Georges-Marie-Joseph-Hubert-Ghislain de Jonghe d'Ardoye, M.E.P. (23 April 1887 – 27 Agustus 1961) adalah seorang Uskup Gereja Katolik Roma berkewarganegaraan Belgia.
Latar belakang
d'Ardoye dilahirkan dari pasangan bangsawan Fernand de Jonghe d'Ardoye dan Juliette Lebrun de Miraumont de Grand-Reng. Ia melaksanakan pendidikan di Kolese Santo Mikael, Brussel dan melanjutkan di Fakultas Universitas Ratu Damai, Namur, Belgia. Pada 13 September 1905 dalam usia 18 tahun, ia bergabung dengan Serikat Misi Asing Paris, sebuah komunitas Katolik untuk hidup merasul dan evangelisasi di Asia. Ia menyelesaikan pendidikan di Universitas Kepausan Gregoriana, Roma untuk pendidikan gerejawi.
Karya imamat
Mgr. d'Ardoye ditahbiskan menjadi imam Serikat Misi Asing Paris pada 21 Juni 1910. Enam bulan kemudian, ia tiba sebagai misionaris di Republik Rakyat Tiongkok pada 30 November 1910.[1] Ia bekerja di Provinsi Sichuan. Pada 1912, ia ditunjuk untuk melaksanakan misi di Qionglai. Pada 1918, ia mendirikan suatu sekolah Katolik—Wisdom College dalam bahasa Inggris atau Collège de la Sagesse dalam bahasa Prancis—yang melayani pendidikan dasar dan menengah. Pada 1927, ia pindah ke Beijing, di mana ia berfokus pada pendirian gedung Gereja Katolik di Tiongkok, terutama pada pendidikan.
Karya episkopat
Ia kemudian ditunjuk Vikaris Apostolik Yünnanfu, Republik Rakyat Tiongkok dengan gelar Uskup Tituler Amathus di Siprus pada 17 September 1933, dengan pesan khusus untuk memajukan pendidikan di Vikariatnya. Ia ditahbiskan di Rumah Induk MEP di Paris pada 17 September 1933 oleh Superior Jendral MEP dan Uskup Agung Tituler Marcianopolis, Mgr. Jean-Baptiste-Marie Budes de Guébriant, M.E.P. selaku Uskup Penahbis Utama. Bertindak sebagai Uskup Ko-konsekrator adalah Vikaris Apostolik Shunking yang bergelar Uskup Tituler Olena Mgr. Paul Wang Wen-cheng bersama dengan Vikaris Apostolik Yachow yang bergelar Uskup Tituler Tlos, Mgr. Matthew Li Jun-ho. Dalam karyanya, Mgr d'Ardoye terkena tipus dan lemah jantung, yang memaksanya kembali ke Prancis pada 1937. Pada 1938, jantungnya tidak lagi cocok untuk terus bekerja di dataran tinggi, dan karena itu ia mengajukan pengunduran dirinya.
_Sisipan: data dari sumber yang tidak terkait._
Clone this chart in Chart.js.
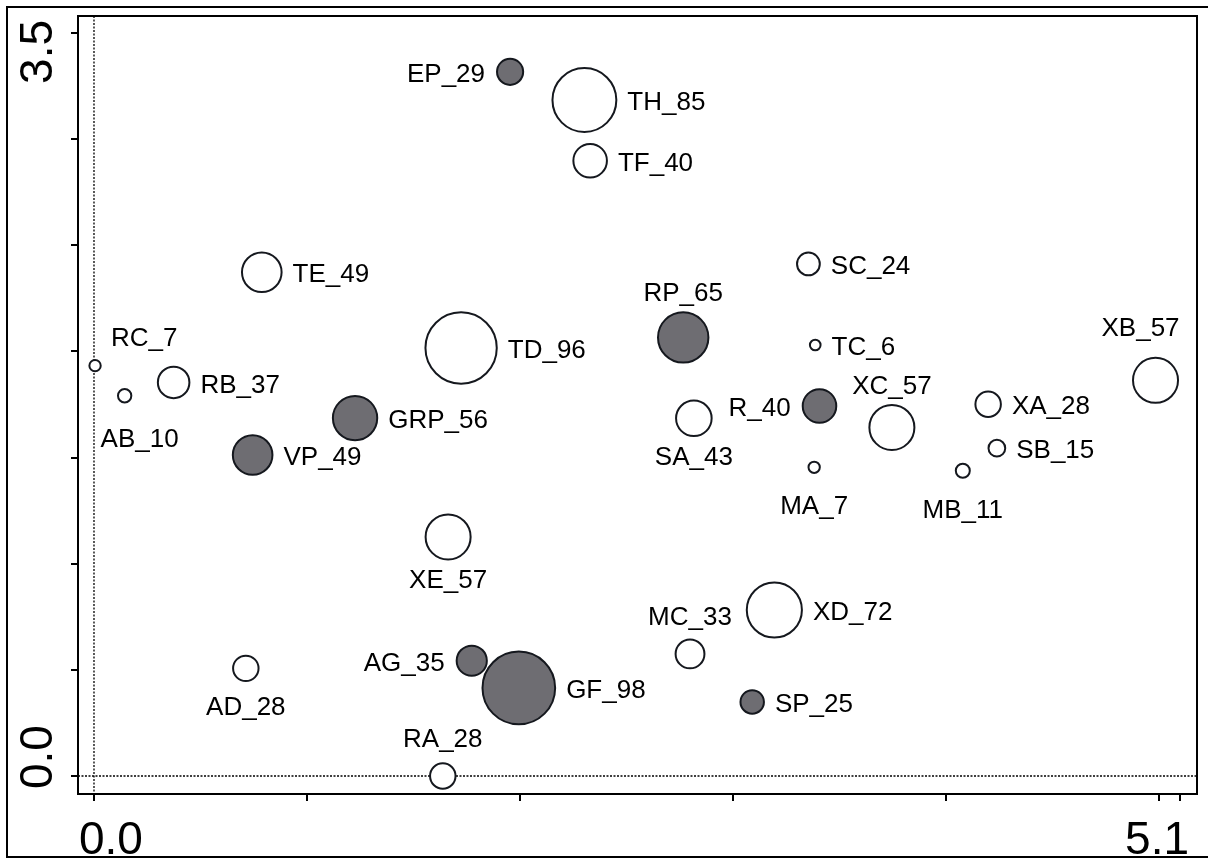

Sehubungan dengan diterima pengunduran dirinya, Mgr. d'Ardoye kemudian diangkat menjadi Delegatus Apostolik untuk Irak pada 17 Oktober 1938 dan mendapat gelar Uskup Agung Tituler Misthia.[2] Sama seperti saat bertugas di Tiongkok, ia mendirikan sekolah di Karrada dan Mosul, bersama Ordo Dominikan. Ia turut mendirikan muda-mudi Katolik di Baghdad serta berpastoral untuk tawanan perang, yang saat itu berkecamuk. Setelah delapan tahun merasul di Irak, Takhta Suci berpikir untuk memindahkannya ke tempat tugas baru, di mana muncul pilihan antara Ethiopia atau Tiongkok, namun, diputuskan sebagai Delegatus Apostolik Bulgaria. Faktanya, keputusan itu gagal.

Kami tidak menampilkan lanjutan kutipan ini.